The economic crisis in this country started right from the time the former Governor of the Central Bank Kornelio Koryom in collaboration with the Ministry of Finance and National Economy lifted the fixed exchange rate in December 2015 and replaced it with a floating one.
Another reason that has led to the drop of economic activities in the country is the ongoing war in the country and the decrease in both the production of the crude oil and its price of sales per barrel in the international market.
If the policy of devaluing the local currency against the hard currency is extended up to the end of the year, the economic crisis will definitely continue to be alarming and the suffering of the common citizens in the country will worsen. The more the floating exchange rate remains in the economic system the more the majority will continue to suffer due to lack of food, medicine and other essential commodities needed for daily domestic consumption.

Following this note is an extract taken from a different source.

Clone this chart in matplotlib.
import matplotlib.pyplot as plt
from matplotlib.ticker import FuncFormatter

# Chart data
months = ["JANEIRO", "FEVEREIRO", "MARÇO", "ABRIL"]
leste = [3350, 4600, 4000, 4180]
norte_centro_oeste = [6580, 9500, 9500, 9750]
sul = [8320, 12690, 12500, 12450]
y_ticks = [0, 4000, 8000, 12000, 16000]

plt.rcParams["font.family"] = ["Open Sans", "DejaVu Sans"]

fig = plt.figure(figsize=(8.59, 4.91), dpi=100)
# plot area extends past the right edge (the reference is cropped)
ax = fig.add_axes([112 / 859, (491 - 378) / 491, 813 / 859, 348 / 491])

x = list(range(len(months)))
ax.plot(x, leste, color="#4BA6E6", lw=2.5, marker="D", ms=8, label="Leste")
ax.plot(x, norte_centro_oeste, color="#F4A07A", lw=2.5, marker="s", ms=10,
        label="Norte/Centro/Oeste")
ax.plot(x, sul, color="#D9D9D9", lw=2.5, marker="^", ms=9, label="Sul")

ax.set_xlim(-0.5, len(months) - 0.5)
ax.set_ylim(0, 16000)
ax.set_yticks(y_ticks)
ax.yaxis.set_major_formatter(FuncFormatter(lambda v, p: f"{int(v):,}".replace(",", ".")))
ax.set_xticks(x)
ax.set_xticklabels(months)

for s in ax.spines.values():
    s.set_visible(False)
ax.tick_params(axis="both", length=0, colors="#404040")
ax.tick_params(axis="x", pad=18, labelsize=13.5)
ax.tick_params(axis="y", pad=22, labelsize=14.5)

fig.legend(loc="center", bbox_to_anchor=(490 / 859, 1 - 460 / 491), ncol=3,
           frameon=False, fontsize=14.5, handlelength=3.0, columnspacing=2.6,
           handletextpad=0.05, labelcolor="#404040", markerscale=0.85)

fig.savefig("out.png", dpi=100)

In the coming months, the economy of the country will face more challenges if the political situation in the country remains without a hope for true peace. The performance of agricultural sector has declined because of war. The rate of investment in the country has dropped. Many big investment companies that were previously operating very well have either reduced their activities or closed down simply because the war and insecurity has been the main obstacle blocking the opportunities for development of the country’s economy which is characterized by ethnic divisions in the country.

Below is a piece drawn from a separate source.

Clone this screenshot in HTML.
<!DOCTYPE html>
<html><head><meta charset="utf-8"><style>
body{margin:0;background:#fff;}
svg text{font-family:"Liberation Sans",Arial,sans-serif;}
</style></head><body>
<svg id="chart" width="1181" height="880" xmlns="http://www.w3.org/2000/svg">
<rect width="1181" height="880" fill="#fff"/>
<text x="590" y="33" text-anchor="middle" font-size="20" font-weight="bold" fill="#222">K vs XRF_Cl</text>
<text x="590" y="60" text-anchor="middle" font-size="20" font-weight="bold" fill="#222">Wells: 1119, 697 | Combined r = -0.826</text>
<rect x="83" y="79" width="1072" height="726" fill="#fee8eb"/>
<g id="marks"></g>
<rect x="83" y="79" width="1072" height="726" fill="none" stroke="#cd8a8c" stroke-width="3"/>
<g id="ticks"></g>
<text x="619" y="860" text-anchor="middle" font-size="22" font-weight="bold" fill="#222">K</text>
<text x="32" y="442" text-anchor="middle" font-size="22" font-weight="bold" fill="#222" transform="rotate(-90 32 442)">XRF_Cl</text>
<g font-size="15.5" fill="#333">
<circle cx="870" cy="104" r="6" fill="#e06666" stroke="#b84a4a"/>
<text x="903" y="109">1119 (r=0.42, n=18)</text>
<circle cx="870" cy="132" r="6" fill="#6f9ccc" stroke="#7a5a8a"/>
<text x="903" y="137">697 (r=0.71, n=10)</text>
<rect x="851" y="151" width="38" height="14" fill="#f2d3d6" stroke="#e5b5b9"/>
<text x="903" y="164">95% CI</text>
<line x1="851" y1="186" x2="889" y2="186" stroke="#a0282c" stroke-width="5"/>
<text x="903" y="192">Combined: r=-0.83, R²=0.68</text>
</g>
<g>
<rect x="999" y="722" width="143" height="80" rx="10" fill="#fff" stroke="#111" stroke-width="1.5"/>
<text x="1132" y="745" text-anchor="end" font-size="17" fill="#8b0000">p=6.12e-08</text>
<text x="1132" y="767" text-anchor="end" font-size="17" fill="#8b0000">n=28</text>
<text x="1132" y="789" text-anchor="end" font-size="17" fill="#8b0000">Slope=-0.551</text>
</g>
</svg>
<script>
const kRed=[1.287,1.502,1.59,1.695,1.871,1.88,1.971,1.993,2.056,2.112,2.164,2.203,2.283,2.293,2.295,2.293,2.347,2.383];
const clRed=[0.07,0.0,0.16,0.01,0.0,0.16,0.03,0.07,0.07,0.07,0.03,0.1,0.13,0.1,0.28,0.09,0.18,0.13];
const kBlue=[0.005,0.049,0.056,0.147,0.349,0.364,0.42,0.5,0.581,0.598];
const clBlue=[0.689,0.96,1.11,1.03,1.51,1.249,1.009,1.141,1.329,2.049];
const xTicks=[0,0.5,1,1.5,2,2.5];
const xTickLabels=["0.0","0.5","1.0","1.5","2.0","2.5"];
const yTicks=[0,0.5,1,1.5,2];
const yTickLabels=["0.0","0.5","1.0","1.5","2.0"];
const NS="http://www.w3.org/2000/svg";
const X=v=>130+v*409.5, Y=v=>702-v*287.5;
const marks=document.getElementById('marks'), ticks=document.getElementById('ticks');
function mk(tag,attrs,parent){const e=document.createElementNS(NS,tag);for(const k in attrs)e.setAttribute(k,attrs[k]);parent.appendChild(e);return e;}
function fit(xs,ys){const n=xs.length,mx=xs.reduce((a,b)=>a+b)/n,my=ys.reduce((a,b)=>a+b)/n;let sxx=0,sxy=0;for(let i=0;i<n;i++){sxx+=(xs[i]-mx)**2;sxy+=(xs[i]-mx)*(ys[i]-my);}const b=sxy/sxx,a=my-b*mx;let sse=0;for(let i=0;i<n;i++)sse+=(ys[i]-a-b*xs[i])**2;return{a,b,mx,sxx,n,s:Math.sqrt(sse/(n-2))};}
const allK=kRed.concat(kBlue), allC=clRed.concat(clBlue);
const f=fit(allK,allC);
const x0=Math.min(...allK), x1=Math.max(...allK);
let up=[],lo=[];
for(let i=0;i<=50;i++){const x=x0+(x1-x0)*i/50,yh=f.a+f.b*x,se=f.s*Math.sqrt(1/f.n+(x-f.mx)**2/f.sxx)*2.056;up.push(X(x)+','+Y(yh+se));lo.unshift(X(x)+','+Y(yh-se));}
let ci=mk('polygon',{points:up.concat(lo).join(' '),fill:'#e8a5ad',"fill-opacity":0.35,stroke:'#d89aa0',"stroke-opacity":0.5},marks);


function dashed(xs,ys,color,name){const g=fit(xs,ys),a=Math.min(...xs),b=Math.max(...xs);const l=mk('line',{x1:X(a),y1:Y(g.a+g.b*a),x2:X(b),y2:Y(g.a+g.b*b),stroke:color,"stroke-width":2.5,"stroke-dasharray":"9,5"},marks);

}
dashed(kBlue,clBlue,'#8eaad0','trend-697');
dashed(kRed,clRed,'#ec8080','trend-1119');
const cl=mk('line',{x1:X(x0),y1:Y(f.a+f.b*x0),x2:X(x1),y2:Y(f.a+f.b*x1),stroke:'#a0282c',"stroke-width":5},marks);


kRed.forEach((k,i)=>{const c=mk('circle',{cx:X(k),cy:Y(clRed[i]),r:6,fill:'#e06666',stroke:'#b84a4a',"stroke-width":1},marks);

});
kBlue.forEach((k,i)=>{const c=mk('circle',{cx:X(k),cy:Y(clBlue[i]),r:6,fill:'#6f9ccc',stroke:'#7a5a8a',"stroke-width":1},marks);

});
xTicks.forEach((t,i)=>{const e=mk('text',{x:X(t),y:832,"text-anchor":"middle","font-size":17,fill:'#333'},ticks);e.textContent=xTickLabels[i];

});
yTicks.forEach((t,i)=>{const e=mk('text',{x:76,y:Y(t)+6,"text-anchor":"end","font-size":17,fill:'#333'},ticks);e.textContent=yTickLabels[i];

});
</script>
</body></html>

The new administrative changes may not help if the floating exchange rate in the Central BSS remains the same, without a bold and quick solution. The government should urgently remove the idea of keeping the floating exchange rate and create a means through borrowing to announce a fixed exchange rate sooner than later. The public is not benefiting from the floating exchange rate. Instead it is forcing the majority to survive below 3 dollars per a day.
The policy of depreciating the local currency is the main factor continuously contributing to what is called high inflation in the market coupled with the ongoing war in the country.
The danger is that such policies may lead to a total economic collapse especially if the political temperature in the country does not change positively and does not become friendly to all the sons and daughters of South Sudan who are aiming for peace and stability.